Agar also absorbs glucose and water as it passes through the digestive tract, which also aids in waste elimination. There is also evidence that agar has anti-inflammatory properties, and can help heal conditions such as hemorrhoids. I am gunna end on that note. (no pun intended hehe)
Tips and Tricks
So here’s the scoopy-doop when making agar cheeses… Number one, you need to be prepared. Have everything ready to go before you start the agar slurry. The second you take the agar off of the heat source, it starts to thicken. Make sure you have your mold(s) ready and waiting near by.
This recipe yields two cups of cheese batter so I like to fill a two cup measuring cup up with water and test my molds to make sure that it/they will hold all of the batter. If you don’t… chances are you will have some batter left over and you will be frantically scurrying all over the kitchen to quickly find something to put it in. I speak from experience… over and over. hehe
When it comes to molds, you can pretty much use any type of container. The only type that you have to watch out for is a container that narrows at the neck. If you use that, you won’t be getting your cheese out. Look for fun shapes and containers that may have a pattern etched into them. I never oil or line my containers and for the past eight years of making these types of cheese, I have never had a cheese refuse to leave the container. I hope that you enjoy this recipe. Many blessings, amie sue
yields 2 cups
- 1/2 cup raw almonds or cashews, soaked
- 1/2 cup water
- 1/4 cup nutritional yeast
- 1/4 cup lemon juice
- 2 Tbsp hemp seeds
- 2 tsp Dijon mustard
- 1/2 Tbsp onion powder
- 1/2 tsp garlic powder
- 1/2 tsp dry mustard
- 3/4 tsp Himalayan pink salt
- 1 garlic clove
- 3 tsp dry tarragon leaves
- Have the cheese mold(s) set aside and ready.
- This will make 2 cups of cheese. I like to pour a measured amount of water in my molds first, just to make sure that it (they) will hold all of the cheese batter. That way you aren’t scrambling last-minute to find something.
- Keep in mind that what ever impressions are in your container will leave an impression on your cheese. The last batch of cheese that I made said, “Recycle” on it. haha
- Soak the almonds or cashew, rinse and drain.
- Pop the skins off of the almonds. If you don’t you can see the brown flecks of the almond skins in the cheese.
- In a high-speed blender place the; almonds or cashews, water, nutritional yeast, lemon juice, hemp seeds, onion and garlic powders, dry and Dijon mustard, salt and garlic clove. Process until creamy.
- You want to batter creamy before starting the agar. If your batter is grainy, so will your cheese.
- In a small pan combine water and agar. Bring to a boil then reduce the heat and simmer, stirring often with a whisk, until completely dissolved, about 5 to 10 minutes.

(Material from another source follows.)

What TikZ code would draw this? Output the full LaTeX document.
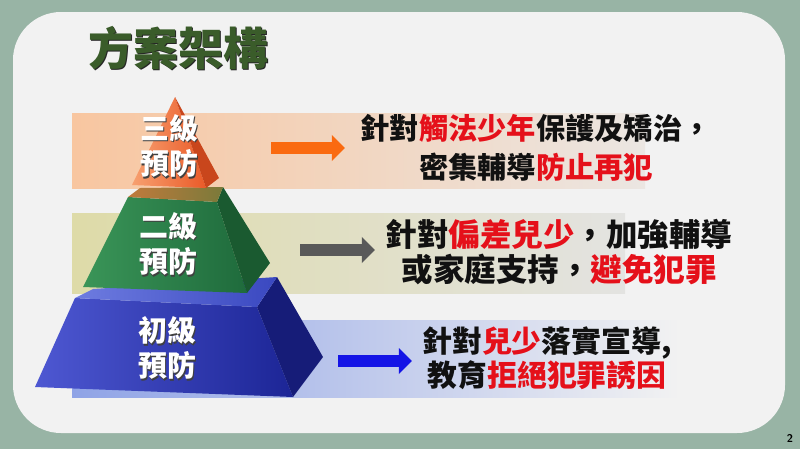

- Start the blender and get a vortex going, drizzle in the agar mixture in with the other ingredients and process until completely smooth, scraping down the sides of the blender jar as necessary.
- You will need to move quickly. Agar sets up quickly.
- Be careful not to burn yourself.
- Pour the batter into the molds and cool uncovered in the refrigerator.
- When completely cool, cover and chill several more hours.
- Store covered the fridge for up to 5 to 7 days.
When it comes to creating vegan cheese with agar… you can pretty much darn near use any type of container. Here I used an antique bread loaf pan that had a neat pattern in it, and a glass beaker.
Look at the awesome pattern that it created in the cheese. You can’t see and I didn’t notice it at first but it also left an impression of “made in the USA” lol How appropriate.